In truth, it is not quite that simple. Passengers can purchase upgrades to first class by paying the difference between their expensive coach fare and the first class fare, sometimes at a discount. Frequent fliers who purchased low fare buckets are losing out to non-status passengers who pay much more for their seats. Very simply, it means more revenue for the airlines and fewer seats available to elites.
How can the airlines get away with this? Because another thing has changed: Capacity.
In recent years, carriers have been operating at around 70-80% capacity, sometimes as low as 60%. That left many seats open on flights, especially those coveted first class seats. They were great times for frequent fliers but airlines were losing a lot of money.
Today, airlines have ceased or reduced operations for certain routes. In some cases, they have substituted smaller aircraft which means fewer first class seats. The end result is airlines are now at about 85% capacity, sometimes 90%. That means most flights are quite full, indeed often overbooked.

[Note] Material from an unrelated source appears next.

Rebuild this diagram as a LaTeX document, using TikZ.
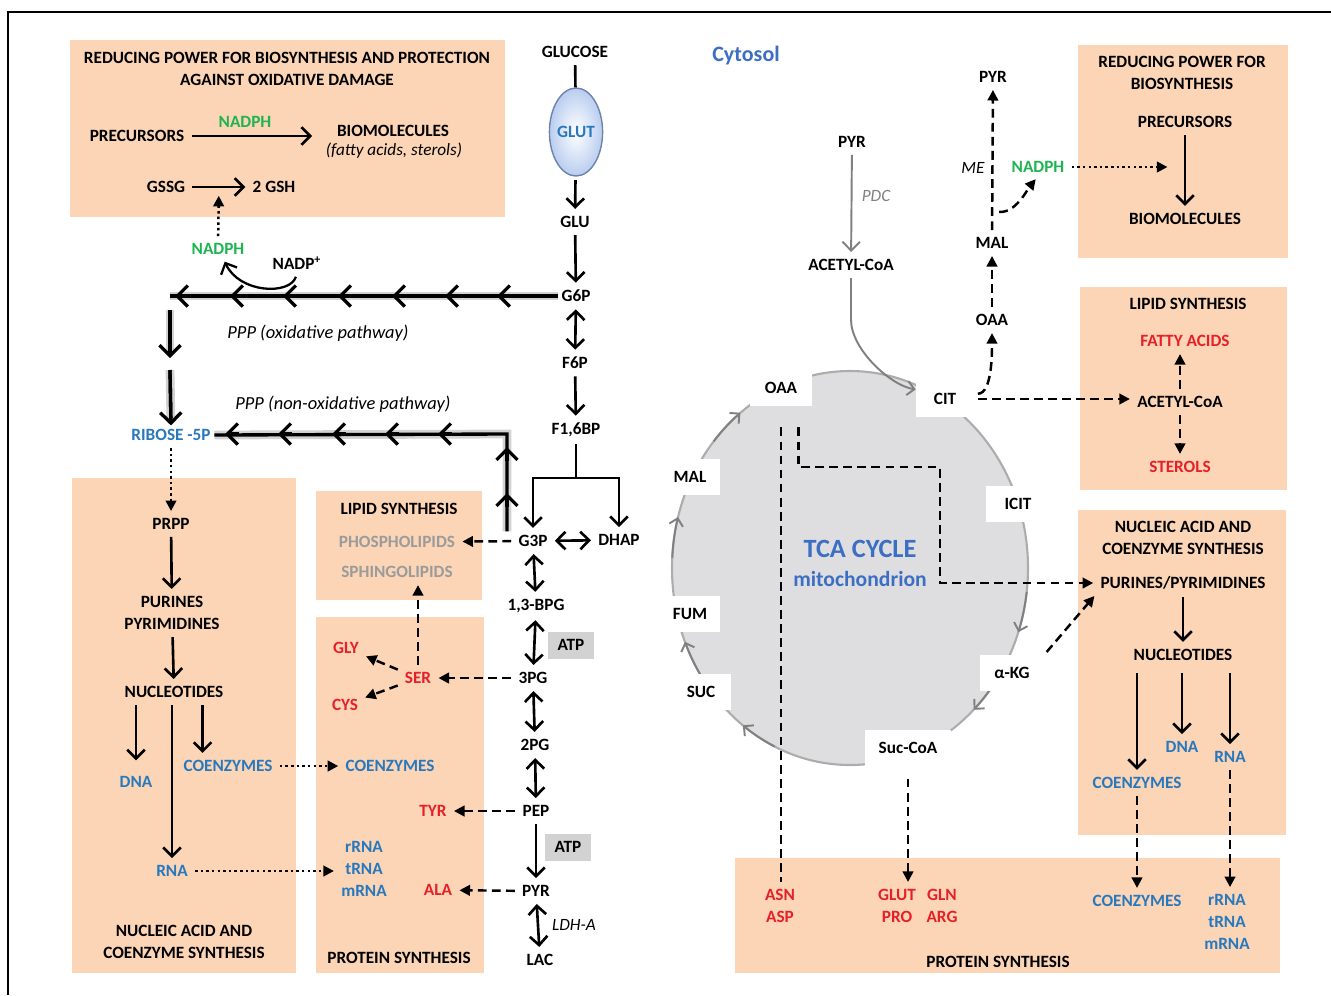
\documentclass[tikz,border=0pt]{standalone}
\usepackage{fontspec}
\setmainfont{Carlito}
\usetikzlibrary{arrows.meta,shapes.geometric,calc}
\definecolor{peach}{RGB}{251,213,181}
\definecolor{aared}{RGB}{230,32,40}
\definecolor{nucblue}{RGB}{40,120,190}
\definecolor{nadgreen}{RGB}{30,180,80}
\definecolor{lipgray}{RGB}{155,155,155}
\definecolor{tcablue}{RGB}{60,110,195}
\definecolor{tcagray}{RGB}{222,222,224}
\definecolor{glutfill}{RGB}{185,205,240}
\definecolor{glutedge}{RGB}{110,130,170}
\tikzset{
  every node/.style={font=\fontsize{9.8}{12.5}\selectfont\bfseries, align=center, inner sep=2pt},
  box/.style={fill=peach},
  aa/.style={text=aared},
  nuc/.style={text=nucblue},
  nad/.style={text=nadgreen},
  lip/.style={text=lipgray},
  enz/.style={font=\fontsize{9.8}{12}\selectfont\itshape},
  route/.style={font=\fontsize{10.5}{12}\selectfont\itshape},
  fwd/.style={line width=1.5pt, -{Straight Barb[length=5pt,width=10pt]}, shorten <=2pt, shorten >=2pt},
  rev/.style={line width=1.5pt, {Straight Barb[length=5pt,width=10pt]}-{Straight Barb[length=5pt,width=10pt]}, shorten <=2pt, shorten >=2pt},
  dasharr/.style={line width=1.4pt, dash pattern=on 5pt off 3pt, -{Triangle[length=6pt,width=6pt]}, shorten <=2pt, shorten >=2pt},
  dashline/.style={line width=1.4pt, dash pattern=on 5pt off 3pt, shorten <=2pt, shorten >=2pt},
  dotarr/.style={line width=1.4pt, dash pattern=on 1.4pt off 1.8pt, -{Triangle[length=6pt,width=6pt]}, shorten <=2pt, shorten >=2pt},
  ppp/.style={line width=1.9pt, preaction={draw=gray!35, line width=5pt}},
  ppptip/.style={line width=1.9pt, -{Straight Barb[length=6pt,width=12pt]}},
  atpbox/.style={fill=gray!35, minimum width=0.92cm, minimum height=0.54cm},
  tcabox/.style={fill=white, minimum height=0.72cm},
  cyc/.style={gray, line width=1.1pt, -{Straight Barb[length=4pt,width=8pt]}}
}
\begin{document}
\begin{tikzpicture}[x=0.02cm,y=-0.02cm]
\useasboundingbox (0,0) rectangle (1331,995);
\draw[line width=1.2pt] (8,995) -- (8,12) -- (1331,12);

\fill[box] (70,40) rectangle (505,217);
\fill[box] (72,478) rectangle (296,973);
\fill[box] (316,491) rectangle (482,600);
\fill[box] (316,617) rectangle (484,973);
\fill[box] (1078,45) rectangle (1288,258);
\fill[box] (1080,287) rectangle (1287,490);
\fill[box] (1078,510) rectangle (1286,835);
\fill[box] (735,858) rectangle (1280,973);

\filldraw[fill=tcagray, draw=gray!65, line width=1.2pt] (850,568) ellipse [x radius=178, y radius=197];
\foreach \a in {-128,-165,-202,-233,46,19}
  \draw[cyc] ($(850,568)+(\a-12:178 and 197)$) arc[start angle=\a-12, end angle=\a, x radius=178, y radius=197];

\node[tcabox, minimum width=1.24cm] (oaa) at (781,388) {OAA};
\node[tcabox, minimum width=1.16cm] (cit) at (945,399) {CIT};
\node[tcabox, minimum width=1.3cm] (icit) at (1018,504) {ICIT};
\node[tcabox, minimum width=1.28cm] (akg) at (1012,673) {α-KG};
\node[tcabox, minimum width=1.72cm] (succoa) at (908,748) {Suc-CoA};
\node[tcabox, minimum width=1.2cm] (suc) at (701,692) {SUC};
\node[tcabox, minimum width=1.2cm] (fum) at (690,614) {FUM};
\node[tcabox, minimum width=1.2cm] (mal) at (690,477) {MAL};
\node[font=\fontsize{15}{18}\selectfont\bfseries, text=tcablue] (tcattl) at (860,549) {TCA CYCLE};
\node[font=\fontsize{12.3}{14}\selectfont\bfseries, text=tcablue] (mito) at (860,579) {mitochondrion};
\node[font=\fontsize{12.5}{14}\selectfont\bfseries, text=tcablue] (cytosol) at (746,56) {Cytosol};

\node (redttlL) at (287,69) {REDUCING POWER FOR BIOSYNTHESIS AND PROTECTION\\AGAINST OXIDATIVE DAMAGE};
\node (prec1) at (137,136) {PRECURSORS};
\node (bio1) at (393,131) {BIOMOLECULES};
\node[enz] (fatty1) at (394,151) {(fatty acids, sterols)};
\node[nad] (nadph1) at (245,122) {NADPH};
\node (gssg) at (166,187) {GSSG};
\node (gsh) at (274,187) {2 GSH};
\node[nad] (nadph2) at (218,249) {NADPH};
\node (nadp) at (297,263) {NADP\textsuperscript{+}};
\coordinate (gshmid) at ($(gssg.east)!.5!(gsh.west)$);
\draw[fwd, shorten >=12pt] (prec1) -- (prec1 -| bio1.west);
\draw[fwd] (gssg) -- (gsh);
\draw[dotarr, shorten >=5pt] (nadph2) -- (gshmid);
\draw[fwd, line width=1.3pt] (nadp.south) .. controls +(-7,22) and +(16,35) .. ([xshift=3pt]nadph2.south);

\node (glucose) at (575,52) {GLUCOSE};
\node[ellipse, draw=glutedge, line width=0.8pt, inner color=white, outer color=glutfill, minimum width=0.92cm, minimum height=1.76cm, inner sep=0pt, text=nucblue] (glut) at (576,132) {GLUT};
\node (glu) at (575,222) {GLU};
\node (g6p) at (576,296) {G6P};
\node (f6p) at (575,363) {F6P};
\node (f16bp) at (576,430) {F1,6BP};
\node (g3p) at (533,541) {G3P};
\node (dhap) at (619,540) {DHAP};
\node (bpg) at (536,606) {1,3-BPG};
\node (pg3) at (533,678) {3PG};
\node (pg2) at (535,745) {2PG};
\node (pep) at (536,811) {PEP};
\node (pyr) at (536,891) {PYR};
\node (lac) at (540,960) {LAC};
\node[atpbox] (atp1) at (571,645) {ATP};
\node[atpbox] (atp2) at (568,847) {ATP};
\node[enz] (ldh) at (574,925) {LDH-A};
\coordinate (br) at (576,478);
\draw[line width=1.5pt, shorten <=2pt] (glucose) -- (glut);
\draw[fwd] (glut) -- (glu);
\draw[fwd] (glu) -- (g6p);
\draw[rev] (g6p) -- (f6p);
\draw[fwd] (f6p) -- (f16bp);
\draw[line width=1.5pt, shorten <=2pt] (f16bp) -- (br);
\draw[fwd, shorten <=0pt] (br) -| (g3p);
\draw[fwd, shorten <=0pt] (br) -| (dhap);
\draw[rev] (g3p) -- (dhap);
\draw[rev] (g3p) -- (bpg);
\draw[rev] (bpg) -- (pg3);
\draw[rev] (pg3) -- (pg2);
\draw[rev] (pg2) -- (pep);
\draw[fwd] (pep) -- (pyr);
\draw[rev] (pyr) -- (lac);

\node[nuc] (ribose) at (171,435) {RIBOSE -5P};
\node[route] (oxlbl) at (318,333) {PPP (oxidative pathway)};
\node[route] (noxlbl) at (343,404) {PPP (non-oxidative pathway)};
\coordinate (oxc) at (170,296);
\coordinate (nox) at (507,434);
\coordinate (ox1) at ($(oxc)+(0,14)$);
\coordinate (ox2) at ($(oxc)+(0,62)$);
\coordinate (ox3) at ($(oxc)+(0,74)$);
\draw[ppp] (g6p.west) -- (oxc);
\draw[ppp, shorten >=4pt] (ox1) -- (ox2);
\draw[ppp, shorten >=4pt] (ox3) -- (ribose.north);
\draw[ppptip] (ox1) -- (ox2);
\draw[ppptip] (ox3) -- (ribose.north);
\foreach \x in {175,230,283,338,392,445,497}
  \draw[ppptip] (\x+14,296) -- (\x,296);
\draw[ppp] (nox |- g3p.north) -- (nox) -- (ribose.east);
\foreach \y in {447,493}
  \draw[ppptip] (507,\y+14) -- (507,\y);
\foreach \x in {225,278,332,385,438}
  \draw[ppptip] (\x+14,434) -- (\x,434);

\node (prpp) at (171,524) {PRPP};
\node (purL) at (172,613) {PURINES\\PYRIMIDINES};
\node (nuclL) at (174,692) {NUCLEOTIDES};
\node[nuc] (dnaL) at (136,782) {DNA};
\node[nuc] (coenzL) at (228,766) {COENZYMES};
\node[nuc] (rnaL) at (172,871) {RNA};
\node (nucttlL) at (184,942) {NUCLEIC ACID AND\\COENZYME SYNTHESIS};
\coordinate (cz) at ([xshift=13pt]coenzL.north west);
\draw[dotarr] (ribose) -- (prpp);
\draw[fwd] (prpp) -- (purL);
\draw[fwd] (purL) -- (nuclL);
\draw[fwd, shorten >=7pt] (dnaL |- nuclL.south) -- (dnaL.north);
\draw[fwd] (rnaL |- nuclL.south) -- (rnaL);
\draw[fwd] (cz |- nuclL.south) -- (cz);

\node (lipttlM) at (399,509) {LIPID SYNTHESIS};
\node[lip] (phos) at (397,542) {PHOSPHOLIPIDS};
\node[lip] (sphingo) at (397,572) {SPHINGOLIPIDS};
\node[aa] (gly) at (346,648) {GLY};
\node[aa] (ser) at (418,678) {SER};
\node[aa] (cys) at (345,705) {CYS};
\node[nuc] (coenzM) at (390,766) {COENZYMES};
\node[aa] (tyr) at (433,811) {TYR};
\node[nuc] (rnalistM) at (364,869) {rRNA\\tRNA\\mRNA};
\node[aa] (ala) at (438,890) {ALA};
\node (protttlM) at (399,958) {PROTEIN SYNTHESIS};
\draw[dotarr] (coenzL) -- (coenzM);
\draw[dotarr] (rnaL) -- (rnaL -| rnalistM.west);
\draw[dasharr] (g3p) -- (phos);
\draw[dasharr] (pg3) -- (ser);
\draw[dasharr] (pep) -- (tyr);
\draw[dasharr] (pyr) -- (ala);
\draw[dasharr] (ser) -- (gly);
\draw[dasharr] (ser) -- (cys);
\draw[dasharr] (ser) -- (ser |- sphingo.south);

\node (pyrM) at (852,142) {PYR};
\node (acetM) at (851,265) {ACETYL-CoA};
\node[enz, text=gray] (pdc) at (876,196) {PDC};
\draw[fwd, gray, line width=1.1pt] (pyrM) -- (acetM);
\draw[cyc, shorten <=2pt] (acetM.south) -- ($(acetM.south)+(0,45)$) .. controls +(0,30) and +(-25,-4) .. ([yshift=-5pt]cit.north west);

\node (oaaU) at (992,320) {OAA};
\node (malU) at (992,243) {MAL};
\node (pyrU) at (993,77) {PYR};
\node[enz] (me) at (973,168) {ME};
\node[nad] (nadphU) at (1038,167) {NADPH};
\coordinate (mebr) at ($(malU.north)!0.15!(pyrU.south)$);
\draw[dasharr] ([yshift=3pt]cit.east) .. controls +(18,0) and +(0,22) .. (oaaU.south);
\draw[dasharr] (oaaU) -- (malU);
\draw[dasharr] (malU) -- (pyrU);
\draw[dasharr] ([xshift=2pt]mebr) .. controls +(20,2) and +(-10,12) .. (nadphU.south);

\node (redttlR) at (1182,73) {REDUCING POWER FOR\\BIOSYNTHESIS};
\node (precR) at (1185,122) {PRECURSORS};
\node (bioR) at (1185,219) {BIOMOLECULES};
\draw[fwd] (precR) -- (bioR);
\draw[dotarr, shorten >=10pt] (nadphU) -- (nadphU -| precR.south);

\node (lipttlR) at (1188,304) {LIPID SYNTHESIS};
\node[aa] (fattyR) at (1185,341) {FATTY ACIDS};
\node (acetR) at (1180,402) {ACETYL-CoA};
\node[aa] (sterR) at (1180,467) {STEROLS};
\draw[dasharr] (acetR) -- (acetR |- fattyR.south);
\draw[dasharr] (acetR) -- (sterR);
\draw[dasharr] (cit) -- (cit -| acetR.west);

\node (nucttlR) at (1183,538) {NUCLEIC ACID AND\\COENZYME SYNTHESIS};
\node (purR) at (1183,583) {PURINES/PYRIMIDINES};
\node (nuclR) at (1183,655) {NUCLEOTIDES};
\node[nuc] (dnaR) at (1182,747) {DNA};
\node[nuc] (rnaR) at (1230,757) {RNA};
\node[nuc] (coenzR) at (1137,783) {COENZYMES};
\draw[fwd] (purR) -- (nuclR);
\draw[fwd, shorten <=5pt] (coenzR |- nuclR.south) -- (coenzR);
\draw[fwd, shorten <=5pt] (dnaR |- nuclR.south) -- (dnaR);
\draw[fwd, shorten <=5pt] (rnaR |- nuclR.south) -- (rnaR);

\node[aa] (asn) at (780,906) {ASN\\ASP};
\node[aa] (aa2) at (897,906) {GLUT\\PRO};
\node[aa] (aa3) at (942,906) {GLN\\ARG};
\node[nuc] (coenzB) at (1137,901) {COENZYMES};
\node[nuc] (rnalistB) at (1227,922) {rRNA\\tRNA\\mRNA};
\node (protttlB) at (998,962) {PROTEIN SYNTHESIS};
\draw[dasharr] (coenzR) -- (coenzB);
\draw[dasharr] (rnaR) -- (rnaR |- rnalistB.north);

\draw[dashline, shorten <=12pt] (oaa.south) -- (oaa.south |- asn.north);
\draw[dasharr] ([xshift=10pt,yshift=-10pt]oaa.south) |- (940,467) |- (purR.west);
\draw[dasharr] (akg.north east) -- (purR.south west);
\draw[dasharr, shorten <=7pt] (succoa.south) -- (succoa.south |- aa2.north);
\end{tikzpicture}
\end{document}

With fewer flight options, any airline delay or cancelation now has a magnified effect. Sometimes these displaced passengers are already flying first class on connecting flights, sometimes they are coach fare passengers rewarded with first class seats on a later flight. Since these events are unplanned, it is increasingly common for airlines to hold back on releasing upgrade seats early.
A third variable adds to the toxic mix. A couple years ago there were six legacy carriers. Due to a couple mergers, today there are only four. Reduced competition does not favor the frequent flier.
What used to be a slam dunk for receiving a first class upgrade by airline elite travelers is now in jeopardy for some. Before an airline even gets to the upgrade list pecking order, others have already cleared and they include passengers who purchased first class tickets, re-routed passengers, and those who paid the upgrade fee. Add in certain elite passengers who are allowed to upgrade to first class with certificates or miles or purchase full coach fares, along with possibly smaller aircraft, it is no surprise there are few – if any – first class seats remaining.
Yes, frequent fliers have been spoiled over recent years by purchasing low fare coach tickets while still receiving those prized upgrades. Those days are probably gone for many, especially for popular routes on heavy travel days which typically include Monday, Thursday, and Friday.
How well I know. I have been flying the same route week after week for the past five years and that precious upgrade was always there for me. That is, until this year when I joined the ranks as a surprised top tier flier who no longer impresses an airline with my status.
No doubt some will say just pay for a first class seat if you want it. It so happens that the airlines agree with you. This is all about revenue now so if you want to sit up front, plan to pay for it one way or another.